深入解析logstash源码：从输入到输出-优快云博客

本文链接：https://blog.youkuaiyun.com/hail100/article/details/40373365

本文详细解读logstash源码，从bin/logstash脚本启动到agent运行，再到输入、过滤、输出模块的源码分析，全方位展示logstash的数据处理流程。

摘要生成于 C知道，由 DeepSeek-R1 满血版支持，前往体验 >

logstash源码分析

一、介绍

logstash 是一个应用程序日志、事件的传输、处理、管理和搜索的平台。你可以用它来统一对应用程序日志进行收集管理，提供 Web 接口用于查询和统计。

logstash提供file，redis，pipe，kafka，mq等多种输入输出方式的日志处理形式。

本文参考源码：https://github.com/elasticsearch/logstash

开源介绍：http://www.oschina.net/p/logstash

官方网站：http://www.logstash.net/

二、基本实现方式

logstash使用jruby实现，对input，filter，output各个项目开启线程进行数据处理。

首先根据配置格式将input，filter，output三种方式注册，后为每个模块开启线程pipe进行处理。

三、模块源码分析

bin /logstash脚本用于控制logstash安装依赖，启动模块等，其中调用了lib/logstash/runner.rb程序

case $1 in
      deps) install_deps ;;
      env) env "$@" ;;
      -*)
           if [ -z "$VENDORED_JRUBY" ] ; then
                exec "${RUBYCMD}" "${basedir}/lib/logstash/runner.rb" "agent" "$@"
           else
                exec "${JAVACMD}" $JAVA_OPTS "-jar" "$JRUBY_JAR" "${basedir}/lib/logstash/runner.rb" "agent" "$@"
            fi
        ;;
      *)
            if [ -z "$VENDORED_JRUBY" ] ; then
                 exec "${RUBYCMD}" "${basedir}/lib/logstash/runner.rb" "$@"
            else
                 exec "${JAVACMD}" $JAVA_OPTS "-jar" "$JRUBY_JAR" "${basedir}/lib/logstash/runner.rb" "$@"
             fi
           ;;
esac

lib / logstash / runner.rb可添加以下参数

agent - runs the logstash agent

version - emits version info about this logstash

web - runs the logstash web ui (called Kibana)

rspec - runs tests

对于启动agent代码如下：

 "agent" => lambda do
        require "logstash/agent"
        # Hack up a runner
        agent = LogStash::Agent.new($0)              #创建一个Agent实例
        begin
              agent.parse(args)                              #加载启动参数
        rescue Clamp::HelpWanted => e              #参数不对
              show_help(e.command)
              return 0
        rescue Clamp::UsageError => e               #参数过多
             # If 'too many arguments' then give the arguments to
             # the next command. Otherwise it's a real error.
             raise if e.message != "too many arguments"
             remaining = agent.remaining_arguments
        end
        return agent.execute                               #Agent开始执行采集
end

lib /logstash /agent.rb 用于agent信息获取，启动agent数据传输。

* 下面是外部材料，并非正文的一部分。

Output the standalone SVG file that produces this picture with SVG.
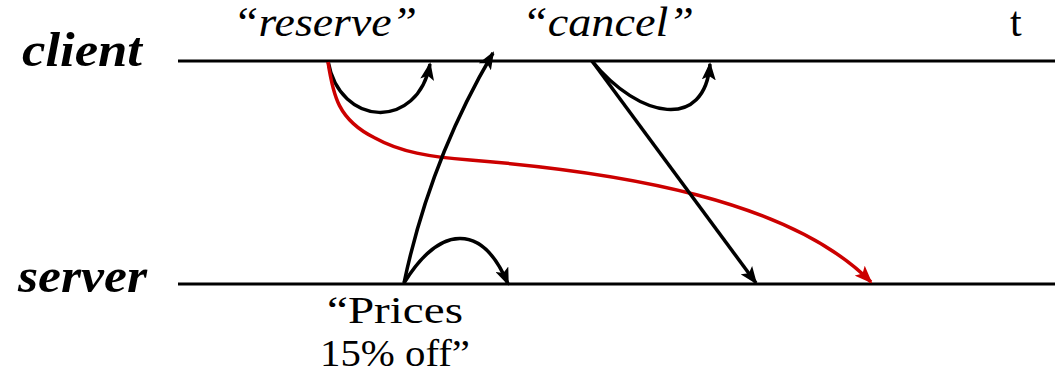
<svg xmlns="http://www.w3.org/2000/svg" width="1055" height="375" viewBox="0 0 1055 375">
<style>
text{font-family:'Liberation Serif','Times New Roman',serif;fill:#000}
.lbl{font-weight:bold;font-style:italic;font-size:48px}
.msg{font-style:italic;font-size:42px}
.txt{font-size:42px}
.pr{font-size:38px}
.ln{stroke:#000;stroke-width:3;fill:none}
.bk{stroke:#000;stroke-width:3.5;fill:none;marker-end:url(#ab)}
.rd{stroke:#cc0000;stroke-width:3.5;fill:none;marker-end:url(#ar)}
</style>
<defs>
<marker id="ab" markerWidth="18" markerHeight="14" refX="16" refY="7" orient="auto" markerUnits="userSpaceOnUse"><path d="M0,0 L18,7 L0,14 L4,7 Z" fill="#000"/></marker>
<marker id="ar" markerWidth="18" markerHeight="14" refX="16" refY="7" orient="auto" markerUnits="userSpaceOnUse"><path d="M0,0 L18,7 L0,14 L4,7 Z" fill="#cc0000"/></marker>
</defs>
<rect width="1055" height="375" fill="#fff"/>
<g id="client"><text class="lbl" x="22" y="66" textLength="120" lengthAdjust="spacingAndGlyphs">client</text><line class="ln" x1="178" y1="61" x2="1055" y2="61"/></g>
<g id="server"><text class="lbl" x="18" y="292" textLength="129" lengthAdjust="spacingAndGlyphs">server</text><line class="ln" x1="178" y1="284" x2="1055" y2="284"/></g>
<g id="reserve"><text class="msg" x="233" y="36" textLength="184" lengthAdjust="spacingAndGlyphs">“reserve”</text></g>
<g id="cancel"><text class="msg" x="522" y="36" textLength="172" lengthAdjust="spacingAndGlyphs">“cancel”</text></g>
<g id="t"><text class="txt" x="1010" y="36">t</text></g>
<g id="prices"><text class="txt pr" x="327" y="323" textLength="136" lengthAdjust="spacingAndGlyphs">“Prices</text><text class="txt pr" x="320" y="366" textLength="150" lengthAdjust="spacingAndGlyphs">15% off”</text></g>
<g id="connectors">
<path class="bk" d="M328,61 C340,128 418,130 430,64"/>
<path class="rd" d="M328,62 C333,95 338,120 375,138 C400,152 430,157 470,160 C620,172 790,200 871,282"/>
<path class="bk" d="M404,283 Q430,160 493,53"/>
<path class="bk" d="M404,283 C440,225 482,222 508,284"/>
<path class="bk" d="M592,61 L756,283"/>
<path class="bk" d="M592,61 C640,120 705,130 710,64"/>
</g>
</svg>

agent.execute函数启动agent流程如下：

1.检查config信息正确性，补充默认配置

2.创建pipeline对象并加载配置，后参看是否有推出信号并处理，然后启动pipiline

 begin
       pipeline = LogStash::Pipeline.new(@config_string)
rescue LoadError => e
       fail("Configuration problem.")
end
# Make SIGINT shutdown the pipeline.
trap_id = Stud::trap("INT") do
      @logger.warn(I18n.t("logstash.agent.interrupted"))
      pipeline.shutdown
end
Stud::trap("HUP") do
      @logger.info(I18n.t("logstash.agent.sighup"))
       configure_logging(log_file)
end
pipeline.configure("filter-workers", filter_workers)
# Stop now if we are only asking for a config test.
if config_test?
     report "Configuration OK"
     return
end

@logger.unsubscribe(stdout_logs) if show_startup_errors

# TODO(sissel): Get pipeline completion status.
pipeline.run
return 0

lib /logstash /pipeline.rb首先注册input，filter，output并创建线程，后启动input线程

 def run
       @started = true
       @input_threads = []

       start_inputs
       start_filters if filters?
       start_outputs

       @ready = true
       @logger.info("Pipeline started")
       wait_inputs
       if filters?
           shutdown_filters
           wait_filters
           flush_filters_to_output!(:final => true)
       end
       
      shutdown_outputs
       wait_outputs
       @logger.info("Pipeline shutdown complete.")
       # exit code
       return 0
end # def run

几个重要目录如下，用于添加这种方式的input，filter，output

lib / logstash / inputs

lib / logstash / filters

lib / logstash / outputs